Suit filed against US sheriff responsible for hundreds of immigrant arrests
PHOENIX – Immigrant-rights advocates filed a lawsuit Wednesday challenging business raids by an Arizona sheriff’s office that have led to the arrests of hundreds of immigrant workers on charges of using fake or stolen IDs to get jobs.
The lawsuit against Maricopa County Sheriff Joe Arpaio alleges immigrants living in the U.S. illegally have been singled out in such cases, while only a small number of employers have had court cases brought against them on illegal hiring allegations.
The advocates aren’t seeking money and instead are asking a federal judge to conclude that a state law banning employers from hiring immigrants living in the U.S. illegally is discriminatory and conflicts with federal law. They are seeking a court order prohibiting Arpaio from enforcing that law.
Arpaio’s office is the only police agency in the state that has raided businesses in enforcement of the employment law. It has conducted 83 business raids since the law took effect in 2008, leading to the arrests of more than 700 immigrants who were in the country illegally and three managers. Three businesses have had civil cases filed against them.
The sheriff’s office didn’t immediately respond to a request for comment Wednesday.
The raids are a key element of Arpaio’s signature immigration efforts. A year ago, his office was found by a federal judge to have systematically racial profiled Latinos in its regular traffic and immigration patrols. The sheriff vigorously disputes the profiling ruling and has filed an appeal.
The employment law was passed as advocates for cracking down on immigrants in the U.S. illegally sought to target employers, who are blamed with fueling the nation’s border woes.

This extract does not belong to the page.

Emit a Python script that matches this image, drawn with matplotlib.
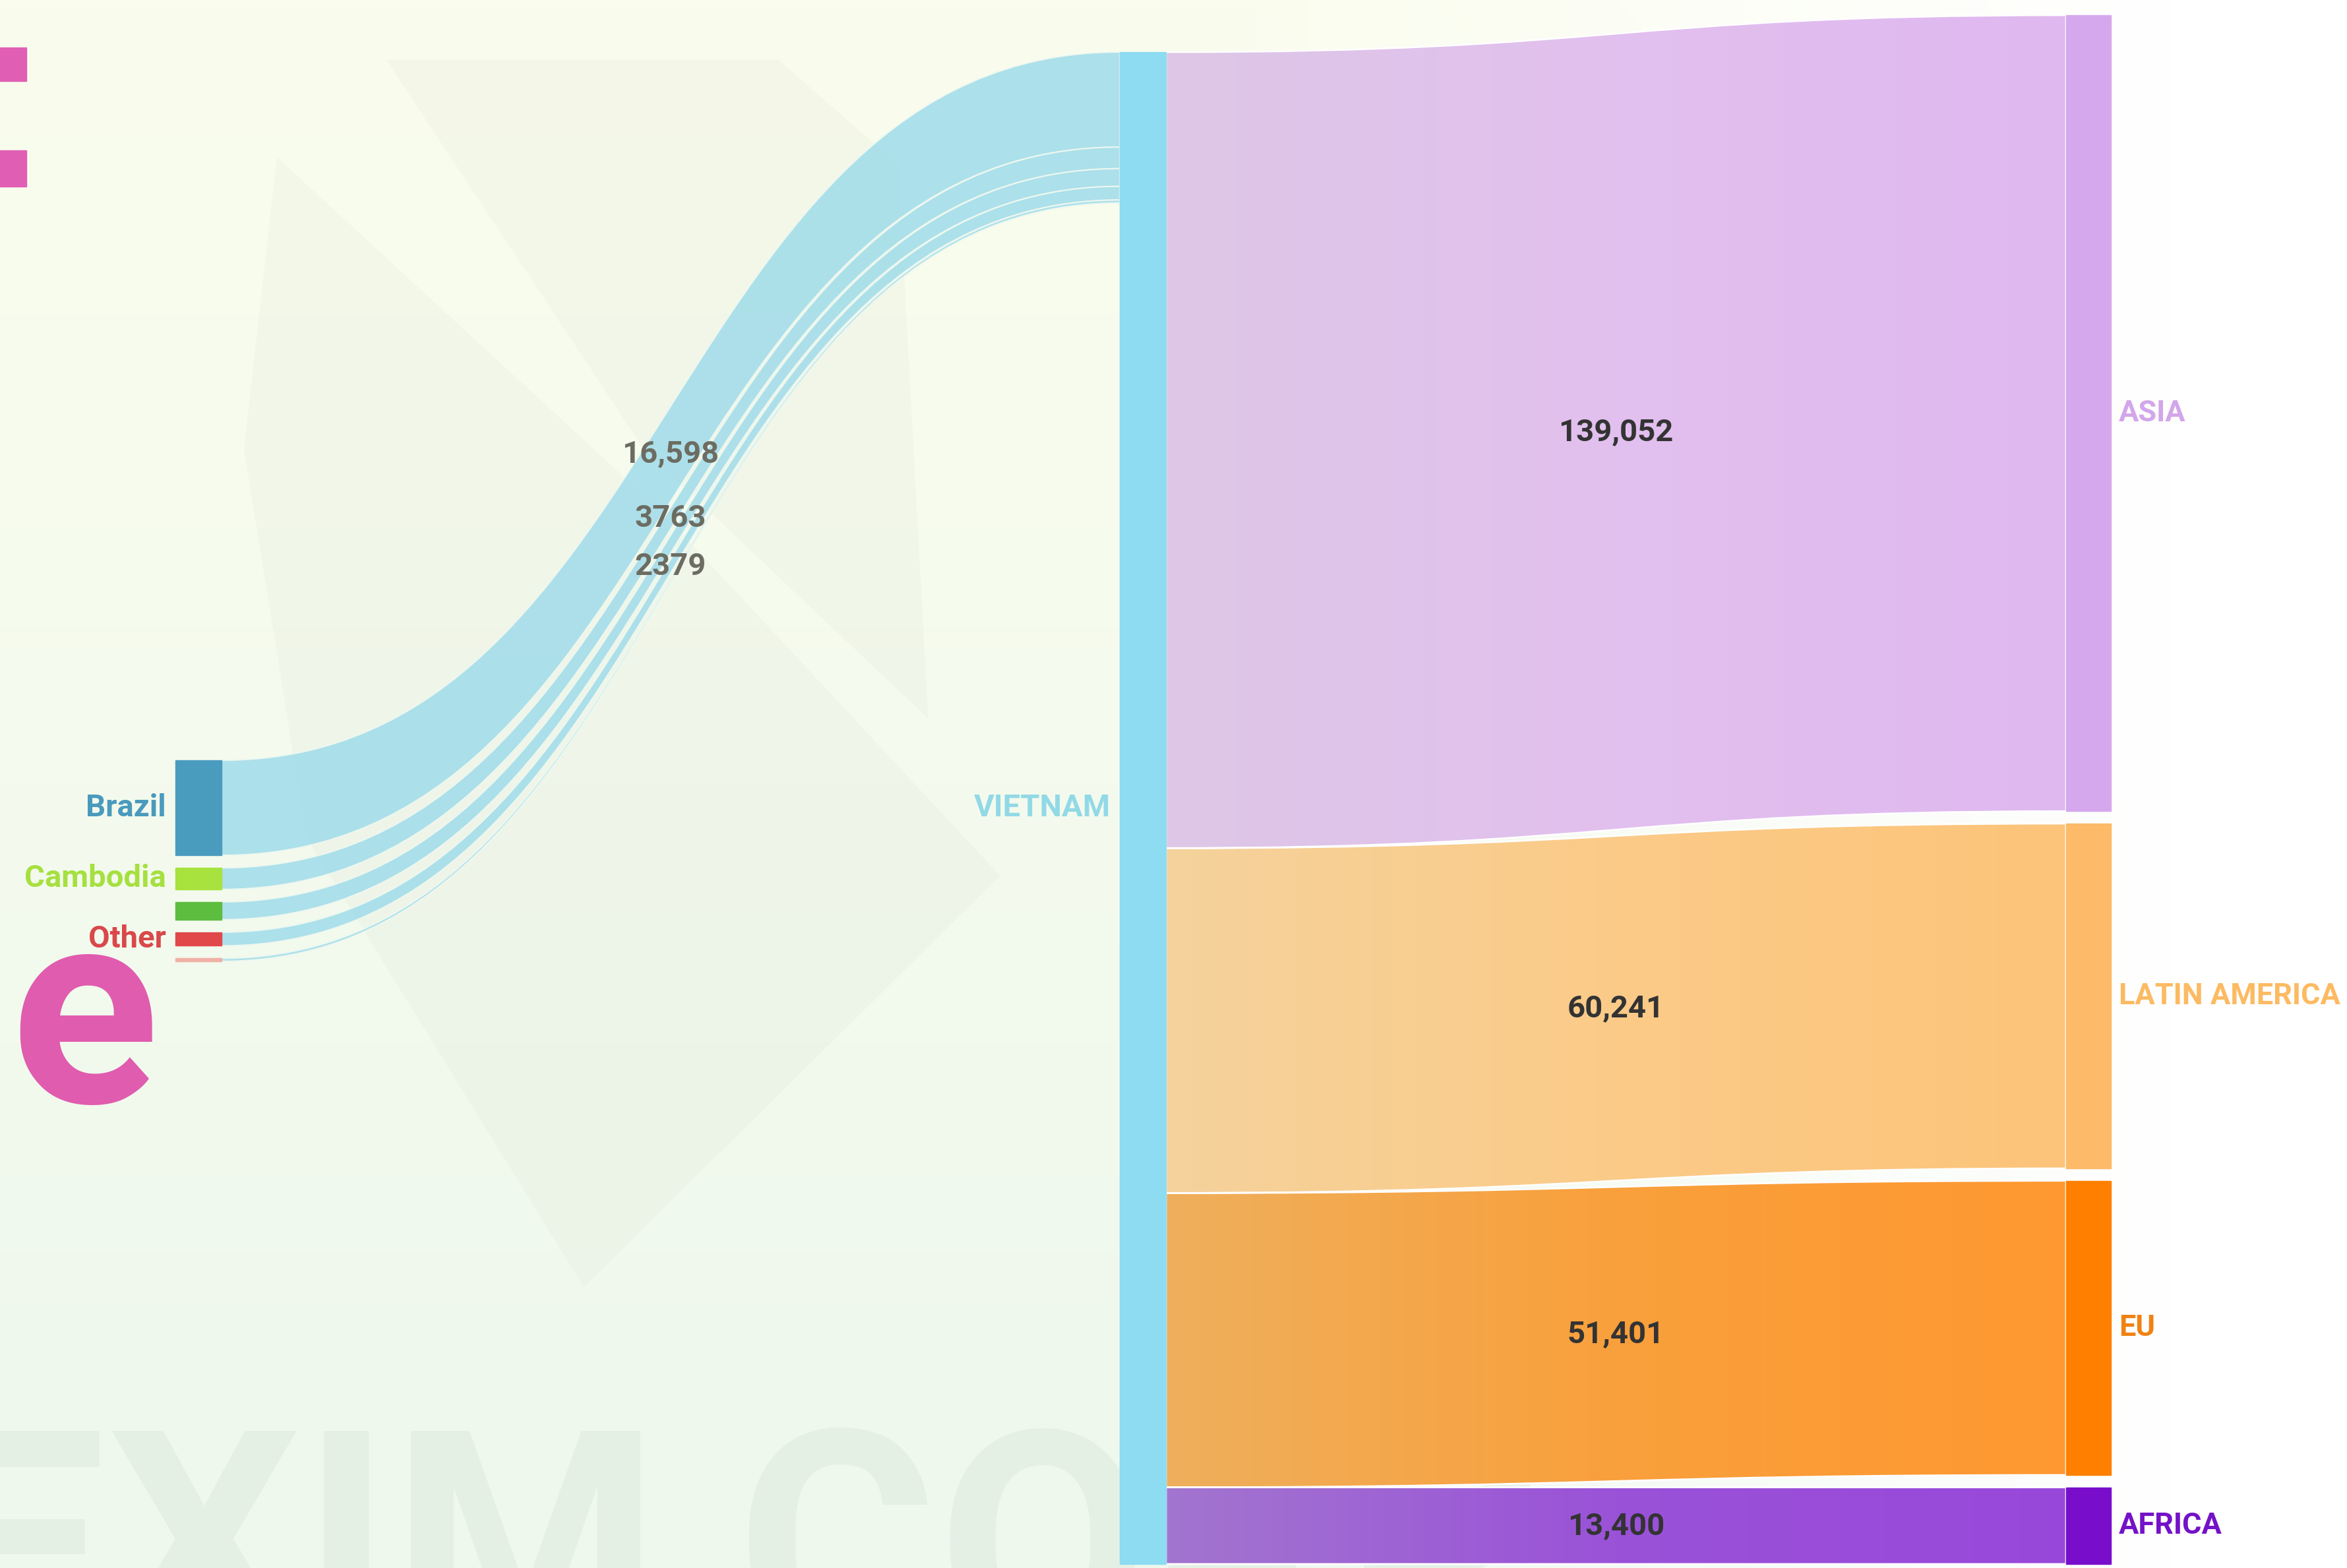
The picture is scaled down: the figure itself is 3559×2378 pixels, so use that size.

The lawsuit says the Arizona Legislature acted in a discriminatory fashion when it changed identity-theft laws to include workers who use fake or stolen IDs to get jobs.
Supporters of the raids say the law has helped combat identity theft and that the fear of raids has caused employers to follow the rules. The U.S. Supreme Court has upheld the law after business groups challenged it several years ago.
Immigrant workers arrested on ID theft charges spend months in jail without the chance of getting a bond set, because a 2006 voter-approved law denies bail to people who are in the country illegally and charged with felony offences, from shoplifting and aggravated identity theft to murder and sexual assault.
Immigrants desperate to earn money to support their families often plead guilty to felony charges to get out of jail, walking away with time served but often facing deportation and unable to ever again enter the U.S. legally, their lawyers have said.
The lawsuit, filed on behalf of two women arrested in the raids, seeks class-action status that would let other immigrant workers join the lawsuit.